- _PROVIDED DATA_:

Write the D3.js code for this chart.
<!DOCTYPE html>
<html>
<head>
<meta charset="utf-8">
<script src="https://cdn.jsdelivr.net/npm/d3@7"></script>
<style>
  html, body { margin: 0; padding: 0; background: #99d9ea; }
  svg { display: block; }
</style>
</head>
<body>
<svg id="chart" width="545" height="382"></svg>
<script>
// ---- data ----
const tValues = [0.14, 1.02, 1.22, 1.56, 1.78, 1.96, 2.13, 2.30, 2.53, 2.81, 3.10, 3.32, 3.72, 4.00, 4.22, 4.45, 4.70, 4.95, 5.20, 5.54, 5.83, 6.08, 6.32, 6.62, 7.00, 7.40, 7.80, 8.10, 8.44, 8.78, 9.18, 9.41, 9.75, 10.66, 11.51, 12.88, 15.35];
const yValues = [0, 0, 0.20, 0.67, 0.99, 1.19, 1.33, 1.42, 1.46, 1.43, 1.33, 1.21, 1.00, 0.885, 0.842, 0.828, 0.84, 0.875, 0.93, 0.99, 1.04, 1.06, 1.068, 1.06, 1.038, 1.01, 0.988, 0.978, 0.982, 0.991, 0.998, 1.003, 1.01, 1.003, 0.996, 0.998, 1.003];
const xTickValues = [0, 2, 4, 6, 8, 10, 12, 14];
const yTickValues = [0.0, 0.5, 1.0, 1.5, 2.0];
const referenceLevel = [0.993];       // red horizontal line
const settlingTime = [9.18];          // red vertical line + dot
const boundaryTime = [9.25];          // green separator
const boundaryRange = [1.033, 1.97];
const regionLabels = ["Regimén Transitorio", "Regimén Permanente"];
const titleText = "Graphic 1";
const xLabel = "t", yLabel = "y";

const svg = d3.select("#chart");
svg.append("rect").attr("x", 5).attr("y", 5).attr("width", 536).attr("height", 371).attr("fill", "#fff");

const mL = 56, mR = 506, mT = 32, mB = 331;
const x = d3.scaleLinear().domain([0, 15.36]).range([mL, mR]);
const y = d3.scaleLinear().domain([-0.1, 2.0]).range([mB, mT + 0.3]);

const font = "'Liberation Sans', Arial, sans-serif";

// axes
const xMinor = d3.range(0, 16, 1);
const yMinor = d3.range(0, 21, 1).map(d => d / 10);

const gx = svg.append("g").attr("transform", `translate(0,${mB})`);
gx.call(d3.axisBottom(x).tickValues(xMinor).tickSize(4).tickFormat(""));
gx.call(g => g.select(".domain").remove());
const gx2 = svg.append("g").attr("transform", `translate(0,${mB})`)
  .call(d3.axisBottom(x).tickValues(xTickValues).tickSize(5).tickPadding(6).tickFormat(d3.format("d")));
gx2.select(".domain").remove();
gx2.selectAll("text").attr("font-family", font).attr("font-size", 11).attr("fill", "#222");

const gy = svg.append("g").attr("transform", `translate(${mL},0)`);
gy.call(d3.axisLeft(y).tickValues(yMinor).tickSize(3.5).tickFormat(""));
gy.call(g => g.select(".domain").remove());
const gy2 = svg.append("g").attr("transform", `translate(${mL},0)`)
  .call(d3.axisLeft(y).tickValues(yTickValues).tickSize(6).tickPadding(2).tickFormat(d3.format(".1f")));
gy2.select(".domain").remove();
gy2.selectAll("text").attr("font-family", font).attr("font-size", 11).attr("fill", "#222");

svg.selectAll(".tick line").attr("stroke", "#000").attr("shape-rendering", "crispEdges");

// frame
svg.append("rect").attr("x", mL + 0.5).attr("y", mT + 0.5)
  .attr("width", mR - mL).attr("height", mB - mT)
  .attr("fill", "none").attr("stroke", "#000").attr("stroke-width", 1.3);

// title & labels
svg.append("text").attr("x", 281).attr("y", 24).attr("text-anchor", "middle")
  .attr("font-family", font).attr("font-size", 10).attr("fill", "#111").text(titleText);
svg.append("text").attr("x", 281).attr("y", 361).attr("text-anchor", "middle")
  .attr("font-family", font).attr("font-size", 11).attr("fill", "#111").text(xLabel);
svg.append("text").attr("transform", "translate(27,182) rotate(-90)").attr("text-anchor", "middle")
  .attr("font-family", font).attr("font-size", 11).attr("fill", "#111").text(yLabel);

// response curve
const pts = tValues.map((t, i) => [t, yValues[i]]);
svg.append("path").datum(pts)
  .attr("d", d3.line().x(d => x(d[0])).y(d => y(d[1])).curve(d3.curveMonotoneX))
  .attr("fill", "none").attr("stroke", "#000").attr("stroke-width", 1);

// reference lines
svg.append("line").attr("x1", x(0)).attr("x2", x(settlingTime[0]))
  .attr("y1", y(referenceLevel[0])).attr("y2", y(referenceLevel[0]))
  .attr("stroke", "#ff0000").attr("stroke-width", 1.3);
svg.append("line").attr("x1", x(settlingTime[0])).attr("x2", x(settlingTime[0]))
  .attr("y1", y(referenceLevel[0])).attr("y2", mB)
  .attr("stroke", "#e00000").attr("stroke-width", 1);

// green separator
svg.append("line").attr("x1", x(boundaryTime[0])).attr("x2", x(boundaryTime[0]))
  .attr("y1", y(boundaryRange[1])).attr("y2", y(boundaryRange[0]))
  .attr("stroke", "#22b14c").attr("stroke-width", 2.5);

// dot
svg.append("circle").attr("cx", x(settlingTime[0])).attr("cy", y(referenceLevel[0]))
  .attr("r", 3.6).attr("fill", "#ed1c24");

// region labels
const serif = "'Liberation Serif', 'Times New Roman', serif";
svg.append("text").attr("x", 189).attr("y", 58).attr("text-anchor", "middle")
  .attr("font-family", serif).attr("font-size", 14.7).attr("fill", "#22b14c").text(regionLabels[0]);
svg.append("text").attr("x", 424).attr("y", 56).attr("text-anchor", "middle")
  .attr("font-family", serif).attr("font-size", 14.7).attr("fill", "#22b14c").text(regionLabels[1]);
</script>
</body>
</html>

- _WORK TO BE COMPLETED_:
Restate the whole listing exactly, leaving out nothing.

- _SOLUTION FOR THIS PROBLEM_:
Write the D3.js code for this chart.
<!DOCTYPE html>
<html>
<head>
<meta charset="utf-8">
<script src="https://cdn.jsdelivr.net/npm/d3@7"></script>
<style>
  html, body { margin: 0; padding: 0; background: #99d9ea; }
  svg { display: block; }
</style>
</head>
<body>
<svg id="chart" width="545" height="382"></svg>
<script>
// ---- data ----
const tValues = [0.14, 1.02, 1.22, 1.56, 1.78, 1.96, 2.13, 2.30, 2.53, 2.81, 3.10, 3.32, 3.72, 4.00, 4.22, 4.45, 4.70, 4.95, 5.20, 5.54, 5.83, 6.08, 6.32, 6.62, 7.00, 7.40, 7.80, 8.10, 8.44, 8.78, 9.18, 9.41, 9.75, 10.66, 11.51, 12.88, 15.35];
const yValues = [0, 0, 0.20, 0.67, 0.99, 1.19, 1.33, 1.42, 1.46, 1.43, 1.33, 1.21, 1.00, 0.885, 0.842, 0.828, 0.84, 0.875, 0.93, 0.99, 1.04, 1.06, 1.068, 1.06, 1.038, 1.01, 0.988, 0.978, 0.982, 0.991, 0.998, 1.003, 1.01, 1.003, 0.996, 0.998, 1.003];
const xTickValues = [0, 2, 4, 6, 8, 10, 12, 14];
const yTickValues = [0.0, 0.5, 1.0, 1.5, 2.0];
const referenceLevel = [0.993];       // red horizontal line
const settlingTime = [9.18];          // red vertical line + dot
const boundaryTime = [9.25];          // green separator
const boundaryRange = [1.033, 1.97];
const regionLabels = ["Regimén Transitorio", "Regimén Permanente"];
const titleText = "Graphic 1";
const xLabel = "t", yLabel = "y";

const svg = d3.select("#chart");
svg.append("rect").attr("x", 5).attr("y", 5).attr("width", 536).attr("height", 371).attr("fill", "#fff");

const mL = 56, mR = 506, mT = 32, mB = 331;
const x = d3.scaleLinear().domain([0, 15.36]).range([mL, mR]);
const y = d3.scaleLinear().domain([-0.1, 2.0]).range([mB, mT + 0.3]);

const font = "'Liberation Sans', Arial, sans-serif";

// axes
const xMinor = d3.range(0, 16, 1);
const yMinor = d3.range(0, 21, 1).map(d => d / 10);

const gx = svg.append("g").attr("transform", `translate(0,${mB})`);
gx.call(d3.axisBottom(x).tickValues(xMinor).tickSize(4).tickFormat(""));
gx.call(g => g.select(".domain").remove());
const gx2 = svg.append("g").attr("transform", `translate(0,${mB})`)
  .call(d3.axisBottom(x).tickValues(xTickValues).tickSize(5).tickPadding(6).tickFormat(d3.format("d")));
gx2.select(".domain").remove();
gx2.selectAll("text").attr("font-family", font).attr("font-size", 11).attr("fill", "#222");

const gy = svg.append("g").attr("transform", `translate(${mL},0)`);
gy.call(d3.axisLeft(y).tickValues(yMinor).tickSize(3.5).tickFormat(""));
gy.call(g => g.select(".domain").remove());
const gy2 = svg.append("g").attr("transform", `translate(${mL},0)`)
  .call(d3.axisLeft(y).tickValues(yTickValues).tickSize(6).tickPadding(2).tickFormat(d3.format(".1f")));
gy2.select(".domain").remove();
gy2.selectAll("text").attr("font-family", font).attr("font-size", 11).attr("fill", "#222");

svg.selectAll(".tick line").attr("stroke", "#000").attr("shape-rendering", "crispEdges");

// frame
svg.append("rect").attr("x", mL + 0.5).attr("y", mT + 0.5)
  .attr("width", mR - mL).attr("height", mB - mT)
  .attr("fill", "none").attr("stroke", "#000").attr("stroke-width", 1.3);

// title & labels
svg.append("text").attr("x", 281).attr("y", 24).attr("text-anchor", "middle")
  .attr("font-family", font).attr("font-size", 10).attr("fill", "#111").text(titleText);
svg.append("text").attr("x", 281).attr("y", 361).attr("text-anchor", "middle")
  .attr("font-family", font).attr("font-size", 11).attr("fill", "#111").text(xLabel);
svg.append("text").attr("transform", "translate(27,182) rotate(-90)").attr("text-anchor", "middle")
  .attr("font-family", font).attr("font-size", 11).attr("fill", "#111").text(yLabel);

// response curve
const pts = tValues.map((t, i) => [t, yValues[i]]);
svg.append("path").datum(pts)
  .attr("d", d3.line().x(d => x(d[0])).y(d => y(d[1])).curve(d3.curveMonotoneX))
  .attr("fill", "none").attr("stroke", "#000").attr("stroke-width", 1);

// reference lines
svg.append("line").attr("x1", x(0)).attr("x2", x(settlingTime[0]))
  .attr("y1", y(referenceLevel[0])).attr("y2", y(referenceLevel[0]))
  .attr("stroke", "#ff0000").attr("stroke-width", 1.3);
svg.append("line").attr("x1", x(settlingTime[0])).attr("x2", x(settlingTime[0]))
  .attr("y1", y(referenceLevel[0])).attr("y2", mB)
  .attr("stroke", "#e00000").attr("stroke-width", 1);

// green separator
svg.append("line").attr("x1", x(boundaryTime[0])).attr("x2", x(boundaryTime[0]))
  .attr("y1", y(boundaryRange[1])).attr("y2", y(boundaryRange[0]))
  .attr("stroke", "#22b14c").attr("stroke-width", 2.5);

// dot
svg.append("circle").attr("cx", x(settlingTime[0])).attr("cy", y(referenceLevel[0]))
  .attr("r", 3.6).attr("fill", "#ed1c24");

// region labels
const serif = "'Liberation Serif', 'Times New Roman', serif";
svg.append("text").attr("x", 189).attr("y", 58).attr("text-anchor", "middle")
  .attr("font-family", serif).attr("font-size", 14.7).attr("fill", "#22b14c").text(regionLabels[0]);
svg.append("text").attr("x", 424).attr("y", 56).attr("text-anchor", "middle")
  .attr("font-family", serif).attr("font-size", 14.7).attr("fill", "#22b14c").text(regionLabels[1]);
</script>
</body>
</html>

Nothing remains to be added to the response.